**Problem statement**
Look at the data below and print exactly the lines from its first line through the line with "from bokeh.resources import INLINE"; the pictures stay out of the copy.

**Dataset content**
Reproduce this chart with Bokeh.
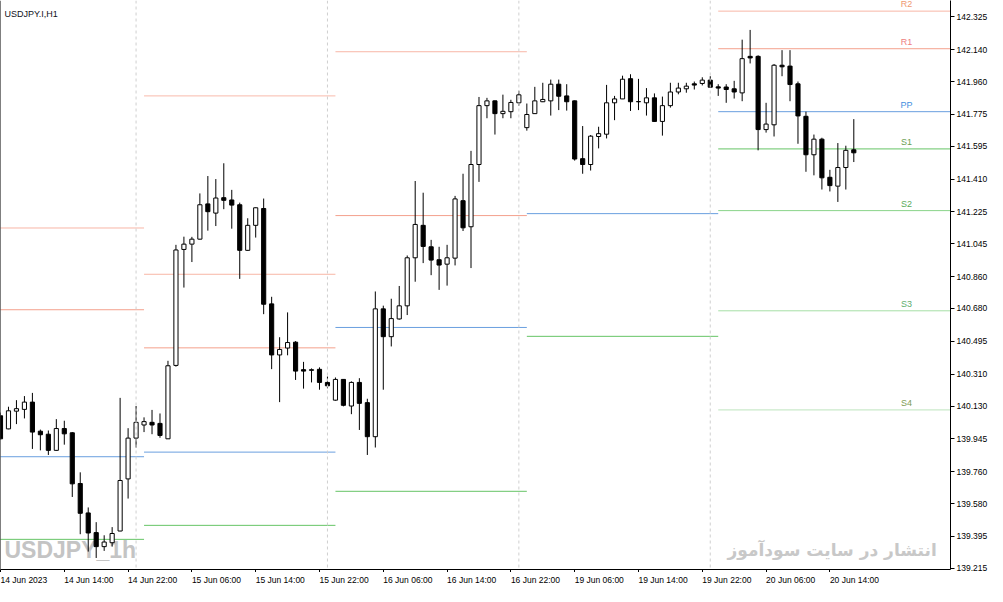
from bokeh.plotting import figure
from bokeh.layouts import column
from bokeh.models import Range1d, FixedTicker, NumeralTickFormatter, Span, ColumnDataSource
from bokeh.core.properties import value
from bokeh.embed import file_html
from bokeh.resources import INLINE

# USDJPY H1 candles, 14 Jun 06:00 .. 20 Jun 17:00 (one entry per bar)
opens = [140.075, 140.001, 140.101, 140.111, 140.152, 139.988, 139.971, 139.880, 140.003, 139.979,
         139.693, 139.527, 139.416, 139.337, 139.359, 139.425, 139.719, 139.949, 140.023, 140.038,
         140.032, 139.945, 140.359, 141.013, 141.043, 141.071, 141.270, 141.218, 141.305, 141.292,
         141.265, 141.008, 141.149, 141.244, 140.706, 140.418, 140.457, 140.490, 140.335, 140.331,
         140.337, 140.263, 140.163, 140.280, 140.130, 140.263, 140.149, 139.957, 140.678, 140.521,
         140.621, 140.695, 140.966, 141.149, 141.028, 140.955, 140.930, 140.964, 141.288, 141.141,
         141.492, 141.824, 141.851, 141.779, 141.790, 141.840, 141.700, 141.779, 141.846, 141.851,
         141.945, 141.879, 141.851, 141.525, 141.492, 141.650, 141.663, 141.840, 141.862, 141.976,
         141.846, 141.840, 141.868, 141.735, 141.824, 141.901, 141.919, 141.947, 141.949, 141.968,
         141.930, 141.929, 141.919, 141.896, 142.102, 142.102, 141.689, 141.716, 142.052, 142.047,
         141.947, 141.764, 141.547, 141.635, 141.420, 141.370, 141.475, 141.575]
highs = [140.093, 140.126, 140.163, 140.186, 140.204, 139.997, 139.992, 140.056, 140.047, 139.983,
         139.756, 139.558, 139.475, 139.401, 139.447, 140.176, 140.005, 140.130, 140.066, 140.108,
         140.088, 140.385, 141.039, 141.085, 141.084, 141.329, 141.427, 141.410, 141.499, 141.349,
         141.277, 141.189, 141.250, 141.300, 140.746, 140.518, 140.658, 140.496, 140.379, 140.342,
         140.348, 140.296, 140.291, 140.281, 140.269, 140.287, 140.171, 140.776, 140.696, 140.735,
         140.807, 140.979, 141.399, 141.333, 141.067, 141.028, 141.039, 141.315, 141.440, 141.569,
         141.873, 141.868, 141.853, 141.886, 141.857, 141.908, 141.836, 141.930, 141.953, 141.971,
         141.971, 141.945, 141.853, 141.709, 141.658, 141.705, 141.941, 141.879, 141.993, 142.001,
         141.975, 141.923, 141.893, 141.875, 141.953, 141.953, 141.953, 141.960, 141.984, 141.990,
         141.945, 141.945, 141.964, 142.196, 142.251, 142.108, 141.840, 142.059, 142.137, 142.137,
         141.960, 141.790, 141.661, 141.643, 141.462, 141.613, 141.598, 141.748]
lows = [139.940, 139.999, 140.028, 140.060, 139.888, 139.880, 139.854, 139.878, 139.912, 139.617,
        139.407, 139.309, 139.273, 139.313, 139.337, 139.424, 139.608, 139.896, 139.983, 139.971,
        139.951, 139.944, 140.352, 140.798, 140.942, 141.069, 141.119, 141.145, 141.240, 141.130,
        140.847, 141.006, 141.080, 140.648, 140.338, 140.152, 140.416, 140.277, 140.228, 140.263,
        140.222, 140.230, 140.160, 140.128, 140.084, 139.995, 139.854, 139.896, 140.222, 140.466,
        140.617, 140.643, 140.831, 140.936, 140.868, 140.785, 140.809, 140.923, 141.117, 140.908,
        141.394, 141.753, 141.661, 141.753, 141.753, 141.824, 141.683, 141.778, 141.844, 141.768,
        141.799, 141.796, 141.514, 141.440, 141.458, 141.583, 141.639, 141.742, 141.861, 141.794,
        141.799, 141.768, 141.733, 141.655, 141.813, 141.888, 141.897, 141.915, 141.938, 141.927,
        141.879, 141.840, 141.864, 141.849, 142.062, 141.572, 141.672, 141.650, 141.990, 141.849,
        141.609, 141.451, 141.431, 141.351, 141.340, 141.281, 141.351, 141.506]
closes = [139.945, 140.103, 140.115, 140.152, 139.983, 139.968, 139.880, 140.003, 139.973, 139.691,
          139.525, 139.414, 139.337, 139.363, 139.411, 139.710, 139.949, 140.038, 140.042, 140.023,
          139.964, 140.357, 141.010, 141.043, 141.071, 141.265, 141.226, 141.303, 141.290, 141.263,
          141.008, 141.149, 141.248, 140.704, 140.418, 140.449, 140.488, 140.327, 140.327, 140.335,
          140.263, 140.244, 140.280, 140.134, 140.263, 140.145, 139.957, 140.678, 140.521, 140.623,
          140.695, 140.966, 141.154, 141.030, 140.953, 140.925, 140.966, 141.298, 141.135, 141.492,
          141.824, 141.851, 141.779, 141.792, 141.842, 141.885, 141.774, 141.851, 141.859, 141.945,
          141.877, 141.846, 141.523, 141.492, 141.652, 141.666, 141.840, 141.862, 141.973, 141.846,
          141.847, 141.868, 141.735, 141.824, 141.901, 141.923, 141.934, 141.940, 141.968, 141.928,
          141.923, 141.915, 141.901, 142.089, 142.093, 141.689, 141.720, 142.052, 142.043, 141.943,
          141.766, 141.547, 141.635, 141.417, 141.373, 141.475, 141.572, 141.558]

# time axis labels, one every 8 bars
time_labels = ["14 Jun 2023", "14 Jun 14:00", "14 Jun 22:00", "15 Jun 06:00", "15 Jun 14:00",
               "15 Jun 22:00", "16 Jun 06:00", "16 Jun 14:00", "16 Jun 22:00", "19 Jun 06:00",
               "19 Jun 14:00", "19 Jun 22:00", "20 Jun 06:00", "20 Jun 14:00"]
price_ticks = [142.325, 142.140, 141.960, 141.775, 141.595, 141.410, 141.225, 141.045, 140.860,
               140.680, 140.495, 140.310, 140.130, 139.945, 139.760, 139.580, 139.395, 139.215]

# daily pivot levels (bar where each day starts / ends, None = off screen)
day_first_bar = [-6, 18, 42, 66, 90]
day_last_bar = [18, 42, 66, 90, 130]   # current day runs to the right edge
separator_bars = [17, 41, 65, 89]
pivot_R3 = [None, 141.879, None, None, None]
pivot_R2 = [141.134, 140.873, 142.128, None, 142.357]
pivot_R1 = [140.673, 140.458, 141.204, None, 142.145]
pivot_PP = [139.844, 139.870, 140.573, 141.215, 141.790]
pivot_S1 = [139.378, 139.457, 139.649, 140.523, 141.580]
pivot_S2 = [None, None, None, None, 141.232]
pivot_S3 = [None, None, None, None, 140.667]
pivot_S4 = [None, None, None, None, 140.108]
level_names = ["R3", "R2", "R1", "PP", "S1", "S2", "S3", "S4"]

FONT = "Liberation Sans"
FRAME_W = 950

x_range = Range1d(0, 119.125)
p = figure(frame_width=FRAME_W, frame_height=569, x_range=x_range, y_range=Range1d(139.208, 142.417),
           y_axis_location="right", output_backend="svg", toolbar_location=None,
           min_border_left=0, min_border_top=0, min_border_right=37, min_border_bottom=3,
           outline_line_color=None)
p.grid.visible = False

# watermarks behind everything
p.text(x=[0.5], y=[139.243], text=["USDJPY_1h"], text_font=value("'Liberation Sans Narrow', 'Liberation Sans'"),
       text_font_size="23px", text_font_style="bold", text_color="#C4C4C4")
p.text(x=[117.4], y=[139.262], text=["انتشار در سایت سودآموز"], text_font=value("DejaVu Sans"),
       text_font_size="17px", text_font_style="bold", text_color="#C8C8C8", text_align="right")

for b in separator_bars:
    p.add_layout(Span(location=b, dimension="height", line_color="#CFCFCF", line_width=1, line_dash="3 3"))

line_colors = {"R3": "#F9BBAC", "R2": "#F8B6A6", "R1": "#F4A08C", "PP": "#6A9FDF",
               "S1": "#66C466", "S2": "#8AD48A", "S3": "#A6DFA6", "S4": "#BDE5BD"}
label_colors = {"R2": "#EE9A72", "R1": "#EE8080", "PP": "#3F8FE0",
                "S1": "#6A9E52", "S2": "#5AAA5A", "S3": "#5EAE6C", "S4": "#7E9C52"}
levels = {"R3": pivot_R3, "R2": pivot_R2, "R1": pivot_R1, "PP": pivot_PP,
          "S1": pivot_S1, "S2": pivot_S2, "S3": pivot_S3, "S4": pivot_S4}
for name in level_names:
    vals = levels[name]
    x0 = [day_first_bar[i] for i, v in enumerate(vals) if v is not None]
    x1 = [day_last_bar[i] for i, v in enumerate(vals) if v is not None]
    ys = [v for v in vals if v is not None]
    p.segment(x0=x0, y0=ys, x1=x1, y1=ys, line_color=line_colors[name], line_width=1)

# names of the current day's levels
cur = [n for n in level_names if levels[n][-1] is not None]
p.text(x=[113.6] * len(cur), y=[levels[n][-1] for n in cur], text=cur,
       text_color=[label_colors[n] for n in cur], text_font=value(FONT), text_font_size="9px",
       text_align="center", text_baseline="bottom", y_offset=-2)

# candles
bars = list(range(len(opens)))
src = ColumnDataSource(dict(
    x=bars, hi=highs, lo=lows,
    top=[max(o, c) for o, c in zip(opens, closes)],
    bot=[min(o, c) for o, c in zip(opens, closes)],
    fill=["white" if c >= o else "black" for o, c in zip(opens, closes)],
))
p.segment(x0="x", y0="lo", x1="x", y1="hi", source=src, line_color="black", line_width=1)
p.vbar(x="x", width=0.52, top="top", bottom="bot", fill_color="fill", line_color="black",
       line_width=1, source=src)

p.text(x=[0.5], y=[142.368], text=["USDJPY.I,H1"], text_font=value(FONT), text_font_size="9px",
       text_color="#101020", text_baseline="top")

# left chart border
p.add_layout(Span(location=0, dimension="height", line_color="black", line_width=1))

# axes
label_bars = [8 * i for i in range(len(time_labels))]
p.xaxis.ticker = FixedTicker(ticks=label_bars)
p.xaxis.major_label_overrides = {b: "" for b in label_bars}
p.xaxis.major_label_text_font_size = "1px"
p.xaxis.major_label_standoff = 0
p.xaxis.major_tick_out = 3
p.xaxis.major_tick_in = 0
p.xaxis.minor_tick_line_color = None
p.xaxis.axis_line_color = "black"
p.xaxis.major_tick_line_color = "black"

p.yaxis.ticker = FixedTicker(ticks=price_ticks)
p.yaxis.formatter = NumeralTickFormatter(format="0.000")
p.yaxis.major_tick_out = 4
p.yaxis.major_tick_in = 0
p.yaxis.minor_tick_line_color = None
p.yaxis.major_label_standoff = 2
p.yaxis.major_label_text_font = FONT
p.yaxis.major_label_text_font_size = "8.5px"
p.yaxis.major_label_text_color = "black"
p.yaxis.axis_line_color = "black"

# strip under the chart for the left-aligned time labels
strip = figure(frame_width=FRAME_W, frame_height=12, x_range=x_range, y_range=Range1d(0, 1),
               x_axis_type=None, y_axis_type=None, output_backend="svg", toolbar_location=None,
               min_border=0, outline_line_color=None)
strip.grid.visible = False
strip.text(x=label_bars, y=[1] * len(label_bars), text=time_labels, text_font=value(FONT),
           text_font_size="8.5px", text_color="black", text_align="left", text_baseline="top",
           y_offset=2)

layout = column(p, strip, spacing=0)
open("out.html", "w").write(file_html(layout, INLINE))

**Solution below**
Reproduce this chart with Bokeh.
from bokeh.plotting import figure
from bokeh.layouts import column
from bokeh.models import Range1d, FixedTicker, NumeralTickFormatter, Span, ColumnDataSource
from bokeh.core.properties import value
from bokeh.embed import file_html
from bokeh.resources import INLINE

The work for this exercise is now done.